Shelf sea dynamics

Current meter deployment off the Cornish coast

Continental shelf seas are extremely important because of the high levels of primary productivity that they sustain and their ability to absorb and sequester atmospheric gases including climatically important greenhouse gases. The key physical aspect of shelf seas that enables them to do so is the vertical density stratification, established throughout spring and summer when the stabilizing influence of solar radiation, or fresh water from land drainage, overcomes the destabilizing influence of turbulent mixing. In several places around the UK, such as the Irish Sea, well-established fronts form between stratified and vertically well-mixed water due to the well-understood dominant effect of friction generated at the sea bed by strong tidal currents whose influence extends throughout the water column when the depth is shallow enough. Throughout large parts of UK coastal waters, however, tidal mixing is less dominant compared to other mixing processes such as those due to surface waves, cooling and wind stress. In these regions, the competition between turbulent mixing and restratification is more delicately poised.

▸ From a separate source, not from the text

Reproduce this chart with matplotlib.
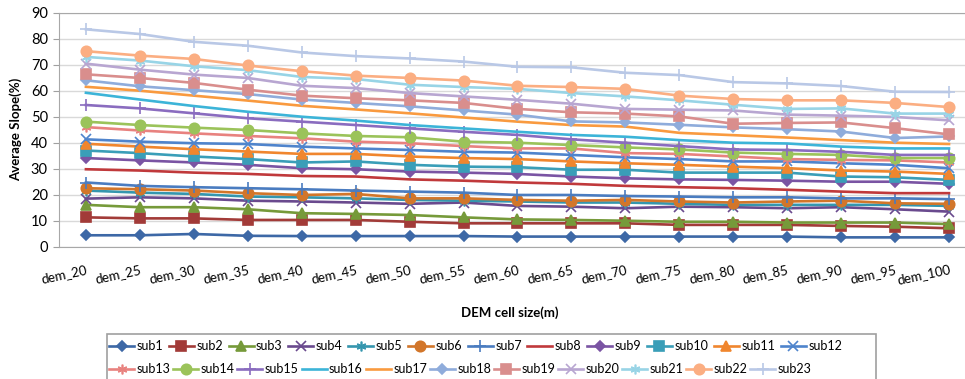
import matplotlib
matplotlib.use("Agg")
import matplotlib.pyplot as plt
from matplotlib.patches import Rectangle
import numpy as np

plt.rcParams['font.family'] = ['Lato', 'DejaVu Sans']

cell_labels = ["dem_20", "dem_25", "dem_30", "dem_35", "dem_40", "dem_45", "dem_50", "dem_55", "dem_60",
               "dem_65", "dem_70", "dem_75", "dem_80", "dem_85", "dem_90", "dem_95", "dem_100"]

sub1 = [4.4, 4.4, 4.9, 4.2, 4.1, 4.1, 4.1, 4.1, 3.9, 3.9, 3.9, 3.9, 3.9, 3.9, 3.6, 3.6, 3.6]
sub2 = [11.3, 10.9, 10.9, 10.3, 10.3, 10.3, 9.6, 9.0, 9.0, 9.0, 9.0, 8.4, 8.4, 8.4, 8.0, 7.7, 7.1]
sub3 = [16.1, 15.2, 15.2, 14.4, 12.9, 12.6, 12.2, 11.3, 10.5, 10.3, 10.0, 9.6, 9.6, 9.3, 9.3, 9.3, 8.7]
sub4 = [18.5, 19.0, 18.6, 17.7, 17.4, 17.0, 16.5, 17.0, 15.7, 15.4, 14.8, 15.4, 15.2, 14.8, 15.2, 14.4, 13.5]
sub5 = [21.6, 20.8, 20.3, 19.3, 19.0, 18.6, 18.0, 17.7, 17.4, 17.0, 17.0, 16.5, 16.1, 16.1, 16.1, 16.1, 15.7]
sub6 = [22.5, 22.1, 21.6, 20.6, 19.9, 20.3, 18.6, 18.6, 18.0, 17.7, 18.0, 17.4, 17.0, 17.4, 17.7, 16.7, 16.5]
sub7 = [24.7, 23.4, 22.9, 22.5, 22.1, 21.6, 21.2, 20.8, 19.9, 19.9, 19.5, 19.3, 19.0, 19.0, 18.6, 18.6, 18.3]
sub8 = [29.8, 29.3, 28.5, 28.0, 27.2, 27.0, 25.9, 25.4, 24.7, 24.2, 23.4, 22.9, 22.5, 21.9, 21.2, 20.6, 20.6]
sub9 = [34.1, 33.2, 32.4, 31.5, 30.2, 29.8, 28.9, 28.5, 28.0, 27.0, 26.3, 25.9, 25.7, 25.4, 25.0, 25.0, 24.2]
sub10 = [37.0, 36.0, 34.7, 33.7, 32.4, 32.8, 31.5, 30.8, 30.6, 29.6, 29.6, 28.5, 28.5, 28.5, 27.0, 26.7, 25.7]
sub11 = [39.6, 38.5, 37.5, 36.6, 35.7, 35.7, 34.7, 34.1, 33.7, 32.8, 32.1, 31.5, 30.8, 30.2, 29.3, 28.9, 28.0]
sub12 = [41.3, 40.4, 39.8, 39.5, 38.5, 37.8, 37.2, 36.5, 36.2, 35.3, 34.4, 33.7, 32.8, 32.8, 32.1, 31.5, 30.2]
sub13 = [46.0, 44.7, 43.6, 42.6, 41.7, 40.4, 39.8, 38.7, 37.8, 37.8, 36.0, 35.7, 34.7, 33.7, 33.4, 33.2, 32.4]
sub14 = [48.1, 46.8, 45.8, 44.9, 43.6, 42.6, 42.1, 40.4, 40.0, 39.1, 38.2, 37.4, 36.2, 35.7, 35.3, 34.1, 34.1]
sub15 = [54.5, 53.2, 51.3, 49.4, 48.1, 46.8, 45.5, 44.2, 43.0, 41.3, 40.0, 38.7, 37.4, 37.2, 36.5, 35.3, 35.3]
sub16 = [59.2, 56.6, 54.1, 51.9, 50.0, 48.5, 46.8, 45.5, 44.2, 43.0, 42.3, 41.0, 40.0, 39.7, 38.5, 37.8, 37.8]
sub17 = [61.5, 60.0, 58.1, 56.2, 54.2, 52.8, 51.3, 49.7, 48.1, 46.8, 46.2, 43.8, 42.9, 42.0, 41.0, 40.0, 39.5]
sub18 = [64.0, 61.7, 60.2, 58.7, 56.6, 55.3, 54.0, 52.4, 50.8, 48.2, 47.8, 46.9, 45.9, 45.2, 44.3, 41.8, 42.4]
sub19 = [66.3, 64.9, 63.0, 60.4, 58.1, 57.1, 56.3, 55.3, 53.0, 51.7, 51.2, 50.1, 47.3, 47.6, 47.8, 45.6, 43.2]
sub20 = [70.4, 68.1, 66.2, 64.9, 61.9, 61.0, 59.1, 57.8, 56.5, 55.0, 53.0, 52.7, 52.4, 50.8, 50.4, 49.9, 48.6]
sub21 = [73.0, 71.6, 69.4, 67.9, 65.3, 64.5, 62.3, 61.4, 60.7, 59.1, 57.8, 56.3, 54.6, 53.0, 53.2, 51.2, 51.2]
sub22 = [75.2, 73.5, 72.2, 69.7, 67.5, 65.8, 64.9, 63.9, 61.9, 61.4, 60.7, 58.1, 56.8, 56.3, 56.3, 55.3, 53.7]
sub23 = [83.6, 81.8, 78.8, 77.3, 74.7, 73.3, 72.4, 71.2, 69.2, 69.0, 66.9, 66.0, 63.3, 62.8, 61.8, 59.6, 59.5]

series = [sub1, sub2, sub3, sub4, sub5, sub6, sub7, sub8, sub9, sub10, sub11, sub12,
          sub13, sub14, sub15, sub16, sub17, sub18, sub19, sub20, sub21, sub22, sub23]
names = ["sub%d" % (i + 1) for i in range(len(series))]

colors = ['#3D68A6', '#A23B38', '#769A3A', '#6A4A8E', '#3596AE', '#D2762A',
          '#4A7CC0', '#C0393B', '#7A54A3', '#3A9EB8', '#F0862E', '#4F84CC',
          '#E8827F', '#9BC35A', '#8A6CBF', '#3CB4D8', '#F99A3F', '#8FACDB',
          '#D98E8D', '#B8A6D1', '#98D4E6', '#FBAE82', '#B9C8E6']
markers = ['D', 's', '^', 'x', (6, 2, 0), 'o', '+', None,
           'D', 's', '^', 'x', (6, 2, 0), 'o', '+', None,
           None, 'D', 's', 'x', (6, 2, 0), 'o', '+']
msizes = [5, 7, 7, 7, 7, 7.5, 8, 0, 5, 7, 7, 7, 7, 7.5, 8, 0, 0, 5, 7, 7, 7, 7.5, 8]

fig = plt.figure(figsize=(9.65, 3.79), dpi=100)
ax = fig.add_axes([0.0611, 0.349, 0.9503, 0.6175])

x = np.arange(len(cell_labels))
handles = []
for s, n, c, m, ms in zip(series, names, colors, markers, msizes):
    h, = ax.plot(x, s, color=c, lw=1.9, marker=m, markersize=ms, markeredgewidth=1.2,
                 markeredgecolor=c, markerfacecolor=c, label=n)
    handles.append(h)

ax.set_xlim(-0.5, len(cell_labels) - 0.5)
ax.set_ylim(0, 90)
ax.set_yticks(np.arange(0, 91, 10))
ax.yaxis.grid(True, color='#D9D9D9', lw=1)
ax.set_axisbelow(True)
ax.set_xticks(x)
ax.set_xticklabels(cell_labels, rotation=12, ha='right', rotation_mode='anchor', fontsize=9.5)
ax.tick_params(axis='x', length=0, pad=12)
ax.tick_params(axis='y', length=4, color='#A0A0A0', labelsize=10.5, pad=4)
for sp in ['left', 'bottom', 'top']:
    ax.spines[sp].set_color('#A8A8A8')
ax.spines['right'].set_visible(False)

ax.set_ylabel("Average Slope(%)", fontsize=9.5, fontweight='bold', labelpad=6)
fig.text(0.528, 0.175, "DEM cell size(m)", fontsize=9.5, fontweight='bold', ha='center', va='center')

# two single-row legends so each row flows like the original
leg_kw = dict(loc='center left', fontsize=9, frameon=False, handlelength=2.0,
              handletextpad=0.2, borderpad=0, borderaxespad=0)
leg1 = fig.legend(handles[:12], names[:12], ncol=12, columnspacing=0.45,
                  bbox_to_anchor=(0.113, 1 - 346 / 379), **leg_kw)
leg2 = fig.legend(handles[12:], names[12:], ncol=11, columnspacing=0.22,
                  bbox_to_anchor=(0.113, 1 - 369 / 379), **leg_kw)
fig.patches.append(Rectangle((107 / 965, -0.05), (876 - 107) / 965, 0.05 + (379 - 334) / 379,
                             transform=fig.transFigure, fill=False, edgecolor='#A0A0A0', lw=1.2))

fig.savefig("out.png", dpi=100)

The resulting ephemeral fronts are transient in space and intermittent in time, with important consequences for biophysical interactions such as predator foraging.

Projects

Assessing the Sensitivity of Marginally Stratified Shelf Seas Within a Changing Climate, Natural Environment Research Council (2011-2014)

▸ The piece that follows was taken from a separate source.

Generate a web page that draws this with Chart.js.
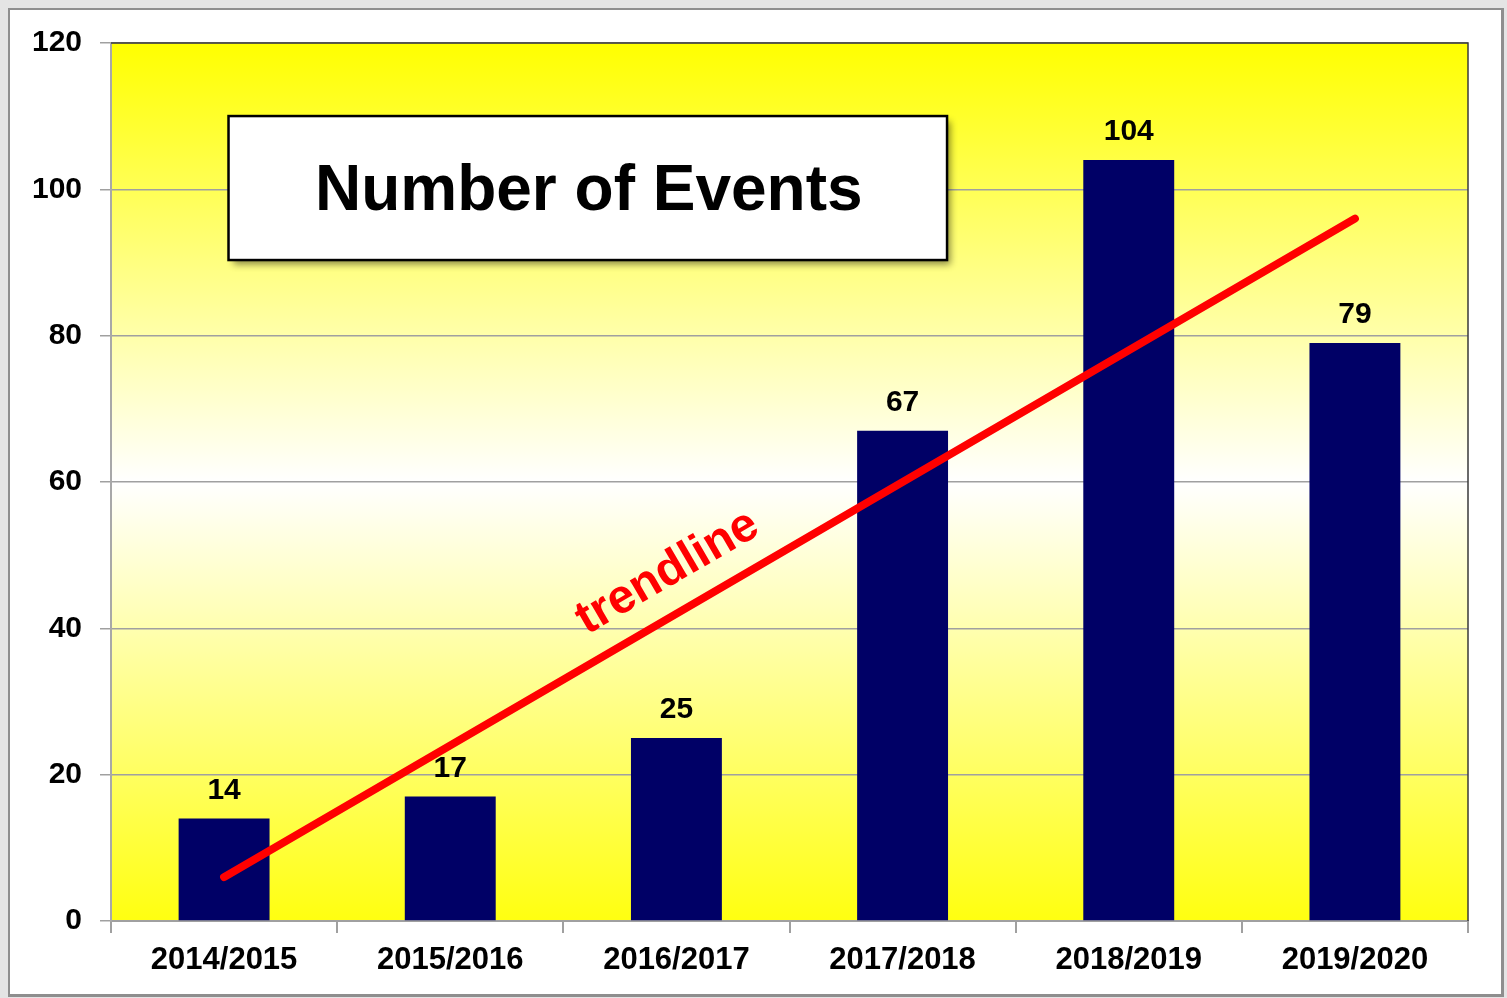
<!DOCTYPE html>
<html>
<head>
<meta charset="utf-8">
<script src="https://cdn.jsdelivr.net/npm/chart.js@4.4.1/dist/chart.umd.min.js"></script>
<style>
  html, body { margin: 0; padding: 0; background: #e4e4e4; }
  #wrap { position: absolute; left: 0; top: 0; width: 1507px; height: 998px; }
  #panel { position: absolute; left: 8px; top: 8px; width: 1491px; height: 984px;
           background: #ffffff; border: 2px solid #8e8e8e; border-right-width: 3px; border-bottom-width: 3px; }
  canvas { position: absolute; left: 0; top: 0; }
</style>
</head>
<body>
<div id="wrap">
  <div id="panel"></div>
  <canvas id="c" width="1507" height="998"></canvas>
</div>
<script>
// ---- data ----
const categories = ['2014/2015', '2015/2016', '2016/2017', '2017/2018', '2018/2019', '2019/2020'];
const eventCounts = [14, 17, 25, 67, 104, 79];
const trendValues = [6, null, null, null, null, 96];
const yTicks = [0, 20, 40, 60, 80, 100, 120];
const titleText = 'Number of Events';
const trendLabel = 'trendline';

const FONT = '"Liberation Sans", Arial, Helvetica, sans-serif';

const bgPlugin = {
  id: 'bgPlugin',
  beforeDraw(chart) {
    const { ctx, chartArea: a } = chart;
    const g = ctx.createLinearGradient(0, a.top, 0, a.bottom);
    g.addColorStop(0, '#ffff00');
    g.addColorStop(0.5, '#ffffff');
    g.addColorStop(1, '#ffff10');
    ctx.save();
    ctx.fillStyle = g;
    ctx.fillRect(a.left, a.top, a.right - a.left, a.bottom - a.top);
    ctx.restore();
  },
  afterDatasetsDraw(chart) {
    const { ctx, chartArea: a } = chart;
    // data labels
    const barMeta = chart.getDatasetMeta(0);
    ctx.save();
    ctx.fillStyle = '#000';
    ctx.font = 'bold 30px ' + FONT;
    ctx.textAlign = 'center';
    ctx.textBaseline = 'alphabetic';
    barMeta.data.forEach((bar, i) => {
      ctx.fillText(String(eventCounts[i]), bar.x, bar.y - 20);
    });
    ctx.restore();

    // trendline label
    const lm = chart.getDatasetMeta(1).data;
    const p0 = lm[0], p1 = lm[5];
    const ang = Math.atan2(p1.y - p0.y, p1.x - p0.x);
    const t = 0.41;
    const fx = p0.x + (p1.x - p0.x) * t;
    const fy = p0.y + (p1.y - p0.y) * t;
    const off = 40;
    const cx = fx + Math.sin(ang) * off;
    const cy = fy - Math.cos(ang) * off;
    ctx.save();
    ctx.translate(cx, cy);
    ctx.rotate(ang);
    ctx.fillStyle = '#ff0000';
    ctx.font = 'bold 48px ' + FONT;
    ctx.textAlign = 'center';
    ctx.textBaseline = 'middle';
    ctx.fillText(trendLabel, 0, 0);
    ctx.restore();

    // title box (position relative to chart area)
    const w = a.right - a.left, h = a.bottom - a.top;
    const bx = a.left + w * 0.0866, by = a.top + h * 0.0832;
    const bw = w * 0.5295, bh = h * 0.164;
    ctx.save();
    ctx.shadowColor = 'rgba(0,0,0,0.45)';
    ctx.shadowBlur = 7;
    ctx.shadowOffsetX = 4;
    ctx.shadowOffsetY = 5;
    ctx.fillStyle = '#ffffff';
    ctx.fillRect(bx, by, bw, bh);
    ctx.restore();
    ctx.save();
    ctx.strokeStyle = '#000';
    ctx.lineWidth = 2.5;
    ctx.strokeRect(bx, by, bw, bh);
    ctx.fillStyle = '#000';
    ctx.font = 'bold 64px ' + FONT;
    ctx.textAlign = 'center';
    ctx.textBaseline = 'middle';
    ctx.fillText(titleText, bx + bw / 2 + 1, by + bh / 2 + 4);
    ctx.restore();

    // top and right frame
    ctx.save();
    ctx.strokeStyle = '#3a3a3a';
    ctx.lineWidth = 1.5;
    ctx.beginPath();
    ctx.moveTo(a.left, a.top);
    ctx.lineTo(a.right, a.top);
    ctx.lineTo(a.right, a.bottom);
    ctx.stroke();
    ctx.restore();
  }
};

new Chart(document.getElementById('c'), {
  type: 'bar',
  data: {
    labels: categories,
    datasets: [
      {
        type: 'bar',
        data: eventCounts,
        backgroundColor: '#000066',
        borderWidth: 0,
        barPercentage: 1,
        categoryPercentage: 0.402,
        order: 2
      },
      {
        type: 'line',
        data: trendValues,
        spanGaps: true,
        borderColor: '#ff0000',
        borderWidth: 8,
        borderCapStyle: 'round',
        pointRadius: 0,
        fill: false,
        order: 1
      }
    ]
  },
  options: {
    responsive: false,
    animation: false,
    devicePixelRatio: 1,
    layout: { padding: { top: 43, right: 39, left: 0, bottom: 0 } },
    plugins: { legend: { display: false }, tooltip: { enabled: false } },
    scales: {
      x: {
        grid: { offset: true, drawOnChartArea: false, drawTicks: true, tickLength: 12, color: '#a0a0a0', lineWidth: 2 },
        border: { display: true, color: '#a0a0a0', width: 2 },
        ticks: { color: '#000', font: { family: FONT, size: 31, weight: 'bold' }, padding: 9, maxRotation: 0 },
        afterFit(scale) { scale.height = 77; }
      },
      y: {
        min: 0, max: 120,
        afterBuildTicks(scale) { scale.ticks = yTicks.map(v => ({ value: v })); },
        grid: { color: '#a0a0a0', lineWidth: 1.5, tickLength: 11 },
        border: { display: true, color: '#a8a8a8', width: 2 },
        ticks: { color: '#000', font: { family: FONT, size: 30, weight: 'bold' }, padding: 18 },
        afterFit(scale) { scale.width = 111; }
      }
    }
  },
  plugins: [bgPlugin]
});
</script>
</body>
</html>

To study the problem of which mixing processes dominate at these transient shelf sea fronts, we undertook extensive fieldwork at the Wave Hub site in the southern Celtic Sea during 2012. 

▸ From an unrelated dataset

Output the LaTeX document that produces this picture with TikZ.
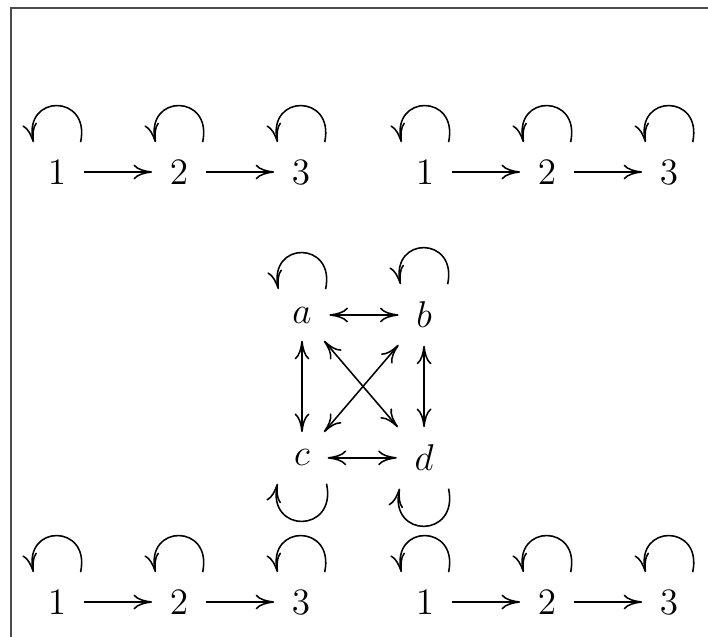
\documentclass[tikz,border=0pt]{standalone}
\usepackage{amsmath}
\usepackage{tikz}
\usetikzlibrary{arrows.meta, positioning}

\begin{document}
\begin{tikzpicture}[
  x=0.322pt, y=-0.322pt,
  node distance=39.3pt, on grid,
  every node/.style={font=\fontsize{11.5}{14}\selectfont},
  st/.style={outer sep=2.4pt},
  arr/.style={-{Computer Modern Rightarrow[length=6pt, width=4.8pt]}, line width=.5pt},
  darr/.style={{Computer Modern Rightarrow[length=6pt, width=4.8pt]}-{Computer Modern Rightarrow[length=6pt, width=4.8pt]}, line width=.5pt},
  loopup/.style={to path={([xshift=7.6pt]\tikztostart.north) .. controls +(78:16pt) and +(102:16pt) .. ([xshift=-7.6pt]\tikztotarget.north)}},
  loopdown/.style={to path={([xshift=7.9pt]\tikztostart.south) .. controls +(-78:16.5pt) and +(-102:16.5pt) .. ([xshift=-7.9pt]\tikztotarget.south)}},
  frame/.style={draw=black!70, line width=.6pt}
]
\useasboundingbox (0,0) rectangle (708,637);
\draw[frame] (11,637) -- (11,8) -- (708,8);

% top rows
\node[st] (p1) at (57,172) {$1$};
\node[st, right=of p1] (p2) {$2$};
\node[st, right=of p2] (p3) {$3$};
\node[st] (q1) at (425,172) {$1$};
\node[st, right=of q1] (q2) {$2$};
\node[st, right=of q2] (q3) {$3$};
\draw[arr] (p1) edge (p2) (p2) edge (p3) (q1) edge (q2) (q2) edge (q3);
\path[arr] (p1) edge[loopup] (p1) (p2) edge[loopup] (p2) (p3) edge[loopup] (p3)
           (q1) edge[loopup] (q1) (q2) edge[loopup] (q2) (q3) edge[loopup] (q3);

% square in the middle
\node[st] (a) at (302,315) {$a$};
\node[st, right=of a] (b) {$b$};
\node[st, below=46pt of a] (c) {$c$};
\node[st, right=of c] (d) {$d$};
\draw[darr] (a) edge (b) (c) edge (d) (a) edge (c) (b) edge (d) (a) edge (d) (b) edge (c);
\path[arr] (a) edge[loopup] (a) (b) edge[loopup] (b)
           (c) edge[loopdown] (c) (d) edge[loopdown] (d);

% bottom rows
\node[st] (r1) at (57,602) {$1$};
\node[st, right=of r1] (r2) {$2$};
\node[st, right=of r2] (r3) {$3$};
\node[st] (s1) at (425,602) {$1$};
\node[st, right=of s1] (s2) {$2$};
\node[st, right=of s2] (s3) {$3$};
\draw[arr] (r1) edge (r2) (r2) edge (r3) (s1) edge (s2) (s2) edge (s3);
\path[arr] (r1) edge[loopup] (r1) (r2) edge[loopup] (r2) (r3) edge[loopup] (r3)
           (s1) edge[loopup] (s1) (s2) edge[loopup] (s2) (s3) edge[loopup] (s3);
\end{tikzpicture}
\end{document}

Using the Plymouth University research vessel, the Falcon Spirit (Figure 1), we measured a range of parameters using ship-based and moored instrumentation, with additional support from remote sensing platforms, throughout two, 2-week periods during April and August.

Notable highlights include the continuous measurement of turbulence and related water properties throughout 8 full tidal cycles (Figure 2). The substantial dataset acquired during the fieldwork is currently being worked up with results expected during early 2014 but preliminary observations indicate a significant role played by surface wave-induced mixing.

Figure 1: Recovery of the thermistor string during August 2012 fieldwork at the frontal system in the southern Celtic Sea. In the foreground is the acoustic Doppler current profiler that had been deployed on the sea bed for the two week period for which the RV Falcon Spirit was based in St. Ives before it was redeployed for a further 4 months.

Figure 2: (from top) Dissipation rate of turbulent kinetic energy (ε), buoyancy frequency squared (N2), temperature (°C) and density (σt) throughout the neap tide at the station located approximately 20 km off the north Cornwall coast. During August 2012 the settled conditions enabled strong near surface stratification to evolve. Following the tidal cycle depicted in the figure however, a strong storm passed though the study site and weakened the stratification due to the combined impact of wind, wave and convective mixing. Importantly, this resulted in the front moving offshore as vertically mixed water (in which the stratification had been eroded by the storm) extended into deeper water.